===== Supplied data

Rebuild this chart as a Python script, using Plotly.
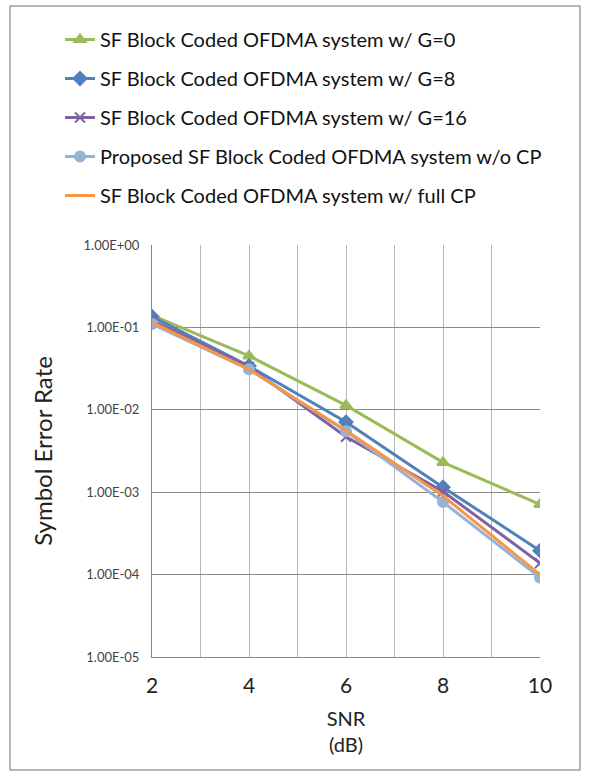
import plotly.graph_objects as go

# SNR points (dB)
snr = [2, 4, 6, 8, 10]

# Symbol error rate per scheme
ser_g0 = [0.14, 0.045, 0.0113, 0.0023, 0.00071]
ser_g8 = [0.135, 0.034, 0.0071, 0.00115, 0.000195]
ser_g16 = [0.122, 0.033, 0.0047, 0.00102, 0.000138]
ser_nocp = [0.11, 0.031, 0.0055, 0.00076, 0.000092]
ser_fullcp = [0.115, 0.031, 0.0056, 0.00090, 0.000100]

names = [
    "SF Block Coded OFDMA system w/ G=0",
    "SF Block Coded OFDMA system w/ G=8",
    "SF Block Coded OFDMA system w/ G=16",
    "Proposed SF Block Coded OFDMA system w/o CP",
    "SF Block Coded OFDMA system w/ full CP",
]

y_tickvals = [1, 0.1, 0.01, 0.001, 0.0001, 0.00001]
y_ticktext = ["1.00E+00", "1.00E-01", "1.00E-02", "1.00E-03", "1.00E-04", "1.00E-05"]
x_tickvals = [2, 4, 6, 8, 10]

series = [
    (ser_g0, names[0], "#9BBB59", "triangle-up", 10),
    (ser_g8, names[1], "#4F81BD", "diamond", 10),
    (ser_g16, names[2], "#7F62A0", "x-thin", 10),
    (ser_nocp, names[3], "#95B3D7", "circle", 10),
    (ser_fullcp, names[4], "#F79646", None, 0),
]

fig = go.Figure()
for i, (vals, nm, col, sym, sz) in enumerate(series):
    mode = "lines+markers" if sym else "lines"
    marker = dict(color=col, size=sz, symbol=sym, line=dict(color=col, width=2)) if sym else None
    fig.add_trace(go.Scatter(
        x=snr, y=vals, name=nm, mode=mode,
        line=dict(color=col, width=3),
        marker=marker,
        legendgroup=f"g{i}",
    ))

font_main = "Lato, Open Sans, Arial"

L, R, T, B = 152, 49, 245, 115
W, H = 589, 772
pw, ph = W - L - R, H - T - B


def px_x(px):
    return (px - L) / pw


def px_y(py):
    return (H - B - py) / ph


fig.update_layout(
    width=W, height=H,
    margin=dict(l=L, r=R, t=T, b=B, autoexpand=False),
    paper_bgcolor="white",
    plot_bgcolor="white",
    font=dict(family=font_main, color="#222"),
    showlegend=True,
    legend=dict(
        x=px_x(60), y=px_y(20), xanchor="left", yanchor="top",
        font=dict(size=20, family=font_main, color="#111"),
        tracegroupgap=10,
        itemwidth=30,
        bgcolor="rgba(0,0,0,0)",
    ),
    xaxis=dict(
        range=[2, 10],
        tickvals=x_tickvals,
        ticktext=[str(v) for v in x_tickvals],
        tickfont=dict(size=21, color="#222"),
        ticklabelstandoff=10,
        showgrid=True, gridcolor="#b8b8b8", gridwidth=1,
        minor=dict(dtick=1, showgrid=True, gridcolor="#b8b8b8"),
        showline=True, linecolor="#888", linewidth=1,
        zeroline=False, ticks="",
        title=dict(text="SNR<br>(dB)", font=dict(size=20, color="#222"), standoff=15),
    ),
    yaxis=dict(
        type="log", range=[-5, 0],
        tickvals=y_tickvals, ticktext=y_ticktext,
        tickfont=dict(size=13, color="#444"),
        ticklabelstandoff=9,
        showgrid=True, gridcolor="#8a8a8a", gridwidth=1,
        showline=True, linecolor="#888", linewidth=1,
        zeroline=False, ticks="",
        title=dict(text="Symbol Error Rate", font=dict(size=24, color="#222"), standoff=24),
    ),
)

# Outer chart frame
fig.add_shape(
    type="rect", xref="paper", yref="paper",
    x0=px_x(10), x1=px_x(580), y0=px_y(770), y1=px_y(6),
    line=dict(color="#a0a0a0", width=1.5), fillcolor="rgba(0,0,0,0)",
    layer="below",
)

fig.write_html("out.html")
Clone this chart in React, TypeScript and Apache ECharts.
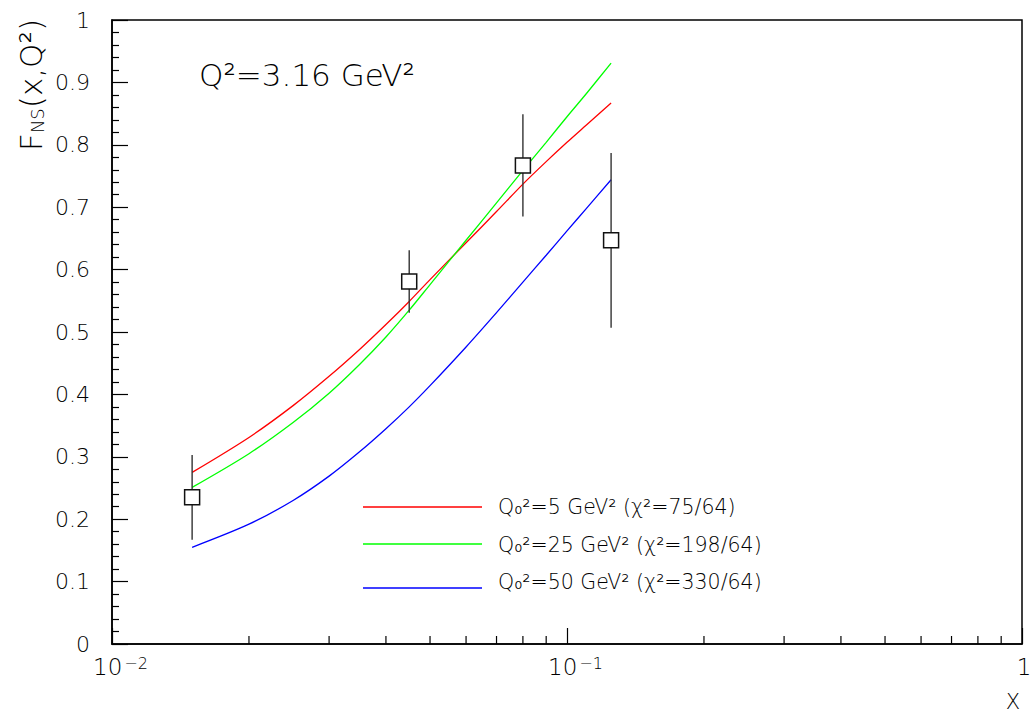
import React, { useEffect, useRef } from "react";
import * as echarts from "echarts";

// x positions of the theory curves
const xValues = [0.015, 0.02, 0.025, 0.03, 0.035, 0.04, 0.045, 0.05, 0.06, 0.07, 0.08, 0.09, 0.1, 0.11, 0.125];
// F_NS curves for the three starting scales
const curveQ5 = [0.275, 0.331, 0.382, 0.429, 0.472, 0.512, 0.549, 0.584, 0.643, 0.693, 0.737, 0.773, 0.804, 0.831, 0.867];
const curveQ25 = [0.251, 0.305, 0.355, 0.402, 0.448, 0.492, 0.535, 0.576, 0.647, 0.707, 0.759, 0.804, 0.845, 0.881, 0.931];
const curveQ50 = [0.155, 0.192, 0.230, 0.269, 0.308, 0.345, 0.380, 0.414, 0.476, 0.531, 0.580, 0.623, 0.662, 0.697, 0.744];
// measured points with errors
const pointX = [0.015, 0.045, 0.08, 0.125];
const pointY = [0.235, 0.581, 0.767, 0.647];
const pointErr = [0.068, 0.05, 0.082, 0.14];
// minor tick positions on the log x axis
const minorXTicks = [0.02, 0.03, 0.04, 0.05, 0.06, 0.07, 0.08, 0.09, 0.2, 0.3, 0.4, 0.5, 0.6, 0.7, 0.8, 0.9];
// legend
const legendLabels = ["Q₀²=5 GeV² (χ²=75/64)", "Q₀²=25 GeV² (χ²=198/64)", "Q₀²=50 GeV² (χ²=330/64)"];
const curveColors = ["#ff0000", "#00ff00", "#0000ff"];
const titleText = "Q²=3.16 GeV²";

const FONT = "'DejaVu Sans', Roboto, sans-serif";
const FW = 200;

export default function App() {
  const ref = useRef<HTMLDivElement>(null);
  useEffect(() => {
    if (!ref.current) return;
    const chart = echarts.init(ref.current, undefined, { renderer: "svg" });
    const curves = [curveQ5, curveQ25, curveQ50];
    const legendLineY = [507, 544, 588];
    const legendTextY = [507, 545, 582];
    const option: any = {
      animation: false,
      backgroundColor: "#ffffff",
      textStyle: { fontFamily: FONT, fontWeight: FW },
      grid: {
        left: 112, right: 8, top: 20, bottom: 69,
        containLabel: false,
        outerBoundsMode: "none",
        show: true, borderColor: "#000", borderWidth: 1.5, backgroundColor: "transparent",
      },
      xAxis: {
        type: "log",
        logBase: 10,
        min: 0.01,
        max: 1,
        axisLine: { show: true, lineStyle: { color: "#000", width: 1.5 } },
        axisTick: { show: true, inside: true, length: 16, lineStyle: { color: "#000", width: 1.2 } },
        splitLine: { show: false },
        axisLabel: {
          margin: 11,
          color: "#000",
          formatter: (v: number) => {
            if (Math.abs(v - 1) < 1e-9) return "{one|1}";
            const e = Math.round(Math.log10(v));
            return "{b|10}{s|−" + String(-e) + "}";
          },
          rich: {
            one: { fontFamily: FONT, fontWeight: FW, fontSize: 23, color: "#000", verticalAlign: "bottom", padding: [0, 0, 0, 4] },
            b: { fontFamily: FONT, fontWeight: FW, fontSize: 23, color: "#000", verticalAlign: "bottom", padding: [0, 0, 0, 17] },
            s: { fontFamily: FONT, fontWeight: FW, fontSize: 16, color: "#000", verticalAlign: "top", padding: [0, 0, 0, 2] },
          },
        },
      },
      yAxis: {
        type: "value",
        min: 0,
        max: 1,
        interval: 0.1,
        axisLine: { show: true, lineStyle: { color: "#000", width: 1.5 } },
        axisTick: { show: true, inside: true, length: 16, lineStyle: { color: "#000", width: 1.2 } },
        minorTick: { show: true, splitNumber: 5, length: 7, lineStyle: { color: "#000", width: 1.2 } },
        splitLine: { show: false },
        axisLabel: {
          margin: 22,
          color: "#000",
          fontSize: 22,
          fontFamily: FONT,
          fontWeight: FW,
          formatter: (v: number) => String(Math.round(v * 10) / 10),
        },
      },
      series: [
        ...curves.map((c, i) => ({
          type: "line",
          data: xValues.map((x, j) => [x, c[j]]),
          showSymbol: false,
          smooth: 0.3,
          lineStyle: { color: curveColors[i], width: 1.3 },
          z: 3,
        })),
        {
          type: "custom",
          data: minorXTicks.map((x) => [x, 0]),
          clip: false,
          z: 5,
          renderItem: (_p: any, api: any) => {
            const p = api.coord([api.value(0), 0]);
            return {
              type: "line",
              shape: { x1: p[0], y1: p[1], x2: p[0], y2: p[1] - 8 },
              style: { stroke: "#000", lineWidth: 1.2 },
            };
          },
        },
        {
          type: "custom",
          data: pointX.map((x, i) => [x, pointY[i], pointErr[i]]),
          z: 6,
          renderItem: (_p: any, api: any) => {
            const x = api.value(0);
            const y = api.value(1);
            const e = api.value(2);
            const top = api.coord([x, y + e]);
            const bot = api.coord([x, y - e]);
            const c = api.coord([x, y]);
            const s = 15;
            return {
              type: "group",
              children: [
                { type: "line", shape: { x1: top[0], y1: top[1], x2: bot[0], y2: bot[1] }, style: { stroke: "#333", lineWidth: 1.4 } },
                { type: "rect", shape: { x: c[0] - s / 2, y: c[1] - s / 2, width: s, height: s }, style: { fill: "#fff", stroke: "#111", lineWidth: 1.5 } },
              ],
            };
          },
        },
      ],
      graphic: [
        {
          type: "text",
          x: 199,
          y: 75,
          style: { text: titleText, fontFamily: FONT, fontWeight: FW, fontSize: 31, fill: "#000", verticalAlign: "middle", align: "left" },
        },
        {
          type: "text",
          x: 31,
          y: 19,
          rotation: Math.PI / 2,
          style: {
            text: "{f|F}{s|NS}{f|(x,Q²)}",
            align: "right",
            verticalAlign: "middle",
            rich: {
              f: { fontFamily: FONT, fontWeight: FW, fontSize: 31, fill: "#000", verticalAlign: "middle" },
              s: { fontFamily: FONT, fontWeight: FW, fontSize: 18, fill: "#000", verticalAlign: "bottom" },
            },
          },
        },
        {
          type: "text",
          x: 1013,
          y: 702,
          style: { text: "X", fontFamily: FONT, fontWeight: FW, fontSize: 21, fill: "#000", align: "center", verticalAlign: "middle" },
        },
        ...legendLabels.flatMap((t, i) => [
          {
            type: "line",
            shape: { x1: 363, y1: legendLineY[i], x2: 482, y2: legendLineY[i] },
            style: { stroke: curveColors[i], lineWidth: 1.3 },
          },
          {
            type: "text",
            x: 498,
            y: legendTextY[i],
            style: { text: t, fontFamily: FONT, fontWeight: FW, fontSize: 20.5, fill: "#000", verticalAlign: "middle", align: "left" },
          },
        ]),
      ],
    };
    chart.setOption(option);
    return () => chart.dispose();
  }, []);
  return <div ref={ref} style={{ position: "absolute", left: 0, top: 0, width: 1030, height: 713 }} />;
}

==========

* Goal: Output exactly the span of lines from the top of the listing through the line holding "x_tickvals = [2, 4, 6, 8, 10]", and leave every picture out.

* Task response:
Rebuild this chart as a Python script, using Plotly.
import plotly.graph_objects as go

# SNR points (dB)
snr = [2, 4, 6, 8, 10]

# Symbol error rate per scheme
ser_g0 = [0.14, 0.045, 0.0113, 0.0023, 0.00071]
ser_g8 = [0.135, 0.034, 0.0071, 0.00115, 0.000195]
ser_g16 = [0.122, 0.033, 0.0047, 0.00102, 0.000138]
ser_nocp = [0.11, 0.031, 0.0055, 0.00076, 0.000092]
ser_fullcp = [0.115, 0.031, 0.0056, 0.00090, 0.000100]

names = [
    "SF Block Coded OFDMA system w/ G=0",
    "SF Block Coded OFDMA system w/ G=8",
    "SF Block Coded OFDMA system w/ G=16",
    "Proposed SF Block Coded OFDMA system w/o CP",
    "SF Block Coded OFDMA system w/ full CP",
]

y_tickvals = [1, 0.1, 0.01, 0.001, 0.0001, 0.00001]
y_ticktext = ["1.00E+00", "1.00E-01", "1.00E-02", "1.00E-03", "1.00E-04", "1.00E-05"]
x_tickvals = [2, 4, 6, 8, 10]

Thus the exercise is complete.